ALLIES FORCED TO USE SIMILAR METHODS

Of the German attack on the allied front near Ypres, Secretary of War, Earl Kitchener, speaking in the House of Lords on May 18, said:

“In this attack the enemy employed vast quantities of poisonous gases, and our soldiers and our French allies were utterly unprepared for this diabolical method of attack, which undoubtedly had been long and carefully prepared.”

It was at this point that Earl Kitchener announced the determination of the Allies to resort to similar methods of warfare.

“The Germans,” said Earl Kitchener, “have persisted in the use of these asphyxiating gases whenever the wind favored or other opportunity occurred, and His Majesty’s government, no less than the French government, feel that our troops must be adequately protected by the employment of similar methods, so as to remove the enormous and unjustifiable disadvantage which must exist for them if we take no steps to meet on his own ground the enemy who is responsible for the introduction of this pernicious practice.”


CHAPTER XXXII
“USAGES OF WAR ON LAND”: THE OFFICIAL GERMAN MANUAL

[CRIMES IN BELGIUM EXPLAINED BY INSTRUCTIONS TO GERMAN OFFICERS][UNLIMITED DESTRUCTION THE END OF WAR][RULES OF CIVILIZED WARFARE CLEARLY STATED][OTHER EXCELLENT RULES.]

The black crime of Louvain, the world-lamented destruction of the cathedral of Rheims, the denudation of the fair land of Belgium, with all its horrible attendant crimes, is explained, in part at least, by “Usages of War on Land,” the official manual of instructions to military officers compiled by the general staff of the German army. It is an authoritative exposition of the rules of war as practiced by the Germans.

Two general principles bearing directly on the question of the invasion of Belgium are clearly stated in this guide:

“A war conducted with energy cannot be directed merely against the combatants of the enemy state and the positions they occupy, but it will and must in like manner seek to destroy the total intellectual and material resources of the latter. Humanitarian claims, such as the protection of men and their goods, can only be taken into consideration in so far as the nature and object of the war permit.

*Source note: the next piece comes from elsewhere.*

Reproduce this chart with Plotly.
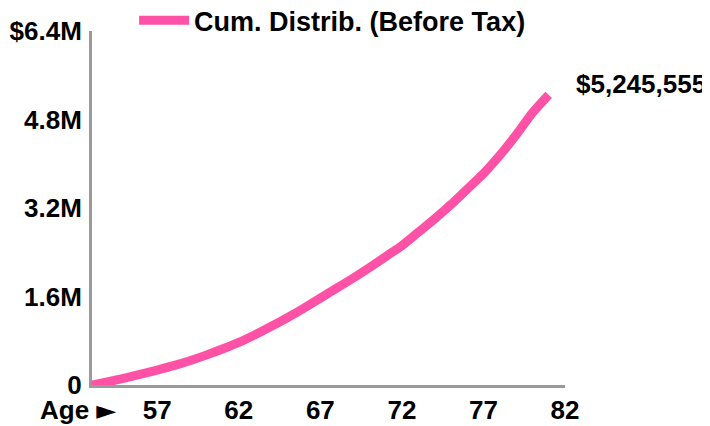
import plotly.graph_objects as go

# cumulative distributions before tax, by age
ages = list(range(53, 82))
cum_distrib = [
    0, 60000, 125000, 195000, 270000, 350000, 440000, 540000, 650000, 770000,
    910000, 1060000, 1220000, 1390000, 1570000, 1750000, 1930000, 2120000,
    2320000, 2520000, 2760000, 3000000, 3260000, 3540000, 3820000, 4150000,
    4520000, 4920000, 5245555,
]

y_ticks = [0, 1600000, 3200000, 4800000, 6400000]
y_labels = ["0", "1.6M", "3.2M", "4.8M", "$6.4M"]
x_ticks = [57, 62, 67, 72, 77, 82]
x_labels = ["57", "62", "67", "72", "77", "82"]

pink = "#ff52a6"
axis_grey = "#9a9a9a"
font_fam = "Arial, Liberation Sans, sans-serif"
bold26 = dict(family=font_fam, size=26, color="black", weight="bold")

fig = go.Figure()
fig.add_trace(go.Scatter(
    x=ages, y=cum_distrib,
    mode="lines",
    line=dict(color=pink, width=9, shape="spline", smoothing=0.6),
    name="Cum. Distrib. (Before Tax)",
))

# end-of-series value label
fig.add_annotation(
    x=ages[-1], y=cum_distrib[-1],
    text=f"${cum_distrib[-1]:,.0f}",
    showarrow=False, xanchor="left", yanchor="middle",
    xshift=25, yshift=11,
    font=bold26,
)

# "Age" marker on the x axis
fig.add_annotation(
    x=ages[0], y=0,
    text="Age <span style='font-family:DejaVu Sans'>►</span>",
    showarrow=False, xanchor="right", yanchor="middle",
    xshift=26, yshift=-25,
    font=bold26,
)

# page body has an 8px margin, so the figure is a bit smaller than the window
fig.update_layout(
    width=702, height=418,
    template=None,
    plot_bgcolor="white", paper_bgcolor="white",
    margin=dict(l=84, r=145, t=23, b=41, autoexpand=False),
    showlegend=True,
    legend=dict(
        orientation="h", x=0.089, y=0.96, xanchor="left", yanchor="bottom",
        font=dict(family=font_fam, size=27, color="black", weight="bold"),
        bgcolor="rgba(0,0,0,0)", itemwidth=50,
    ),
    font=bold26,
)

fig.update_xaxes(
    range=[53, 82], tickvals=x_ticks, ticktext=x_labels,
    showgrid=False, zeroline=False,
    showline=True, linecolor=axis_grey, linewidth=3,
    ticks="", ticklabelstandoff=0,
)
fig.update_yaxes(
    range=[0, 6400000], tickvals=y_ticks, ticktext=y_labels,
    showgrid=False, zeroline=False,
    showline=True, linecolor=axis_grey, linewidth=3,
    ticks="", ticklabelstandoff=2,
)

fig.write_html("out.html")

“The fact that such limitations of the unrestricted and reckless application of all the available means for the conduct of war, and thereby the humanization of the customary methods of pursuing war, really exist, and are actually observed by the armies of all civilized states, has in the course of the nineteenth century often led to attempts to develop, to extend, and thus to make universally binding these pre-existing usages of war; to elevate them to the level of laws binding nations and armies; in other words, to create a law of war. All these attempts have hitherto, with some few exceptions to be mentioned later, completely failed. If, therefore, in the following work the expression ‘the law of war’ is used, it must be understood that by it is meant not a written law introduced by the international agreements, but only a reciprocity of mutual agreement—a limitation of arbitrary behavior, which custom and conventionality, human friendliness and a calculating egotism have erected, but for the observance of which there exists no express sanction, but only ‘the fear of reprisals’ decides.”